DURING MR. MOSES next sojourn in Israel, he visited the Israel Police. He was told the stewardess raised serious issues and that Moses attempted to do her bodily harm when he physically assaulted her. Flabbergasted by the accusation, Moses stammered that while he did admit to touching the stewardess and squeezing her arm, it was only to draw her attention.
Let me make this crystal-clear: Never touch a flight attendant! It is rude, boorish and insulting. You don’t poke or prod and you never, ever, grab an attendant.
In fact, this cardinal rule should be applied to anyone with whom you work or by whom you are being served.
Just last month, a first-class passenger on an Alaska Airlines flight from Portland to San Diego accused of touching a flight attendant’s buttocks was banned from the airline. The passenger said he touched the woman politely on her back to get her attention and order a drink. Does he not understand that ordering a drink doesn’t involve touching? Personally, I find that a simple “excuse me” usually works if non-verbal means fail.
The police offered Moses time to consider his options and after a few days they again reached out to him. If he agreed to sign a confession admitting to assault, he would get a suspended sentence of six months, at the end of which the record would be expunged.
Someone in the travel industry recommended that Moses contact the British Embassy before acquiescing to the request. It was proposed that perhaps he no longer fly with El Al and transfer his loyalty to British Airways, which also flies between London and Tel Aviv.

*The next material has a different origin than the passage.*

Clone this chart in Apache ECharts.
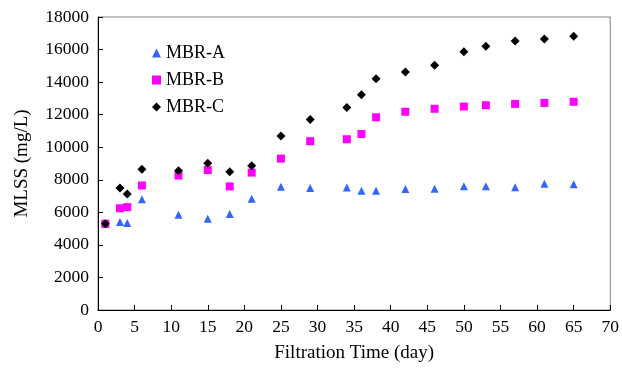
<!DOCTYPE html>
<html>
<head>
<meta charset="utf-8">
<script src="https://cdn.jsdelivr.net/npm/echarts@6/dist/echarts.min.js"></script>
<style>html,body{margin:0;padding:0;background:#fff}#c{width:622px;height:368px}</style>
</head>
<body>
<div id="c"></div>
<script>
var days = [1,3,4,6,11,15,18,21,25,29,34,36,38,42,46,50,53,57,61,65];
var mbrA = [5300,5400,5350,6800,5850,5600,5900,6830,7570,7490,7530,7330,7330,7430,7450,7610,7610,7540,7760,7720];
var mbrB = [5300,6250,6320,7650,8260,8600,7590,8440,9300,10370,10490,10810,11840,12180,12360,12500,12580,12660,12720,12790];
var mbrC = [5300,7490,7130,8640,8560,9020,8500,8860,10690,11700,12440,13230,14200,14620,15040,15870,16210,16530,16650,16810];
var seriesNames = ['MBR-A','MBR-B','MBR-C'];
var xTitle = 'Filtration Time (day)';
var yTitle = 'MLSS (mg/L)';

function pairs(v){ return days.map(function(d,i){ return [d, v[i]]; }); }
var font = '"Liberation Serif","Times New Roman",serif';
var chart = echarts.init(document.getElementById('c'), null, {renderer:'canvas'});
chart.setOption({
  animation:false,
  backgroundColor:'#fff',
  grid:{left:98, top:17, right:9, bottom:53, show:true, borderColor:'#808080', borderWidth:1},
  legend:{
    orient:'vertical', left:147, top:39, itemGap:9, itemWidth:9, itemHeight:9,
    textStyle:{fontFamily:font, fontSize:18, color:'#000'},
    data:seriesNames
  },
  xAxis:{
    type:'value', min:0, max:70, interval:5,
    name:xTitle, nameLocation:'middle', nameGap:34,
    nameTextStyle:{fontFamily:font, fontSize:19, color:'#000'},
    axisLine:{lineStyle:{color:'#000', width:1}},
    axisTick:{inside:true, length:5, lineStyle:{color:'#000'}},
    axisLabel:{fontFamily:font, fontSize:17.5, color:'#000', margin:8},
    splitLine:{show:false}
  },
  yAxis:{
    type:'value', min:0, max:18000, interval:2000,
    name:yTitle, nameLocation:'middle', nameGap:66,
    nameTextStyle:{fontFamily:font, fontSize:19, color:'#000'},
    axisLine:{show:true, lineStyle:{color:'#000', width:1}},
    axisTick:{show:true, inside:true, length:5, lineStyle:{color:'#000'}},
    axisLabel:{fontFamily:font, fontSize:17.5, color:'#000', margin:9, formatter:function(v){return String(v);}},
    splitLine:{show:false}
  },
  series:[
    {name:seriesNames[0], type:'scatter', symbol:'triangle', symbolSize:8, itemStyle:{color:'#3366FF', opacity:1}, data:pairs(mbrA)},
    {name:seriesNames[1], type:'scatter', symbol:'rect', symbolSize:8, itemStyle:{color:'#FF00FF', opacity:1}, data:pairs(mbrB)},
    {name:seriesNames[2], type:'scatter', symbol:'diamond', symbolSize:9, itemStyle:{color:'#000', opacity:1}, data:pairs(mbrC)}
  ]
});
</script>
</body>
</html>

He rebuffed both suggestions. He foolishly accepted the advice not to sign the document and said if the police were determined to charge him with assault, he would fight it in court. After a few more calls from the police asking that Moses come in, the calls stopped.
Moses is confident that had there been any violence on the flight, or if any witnesses saw him “attack” the flight attendant, El Al would not have been so helpful afterward. He is positive that if he had not made a verbal complaint to El Al, the stewardess would not have “created her lies.”
It reminds me of what a favorite professor used to say: “If only closed minds came with closed mouths.”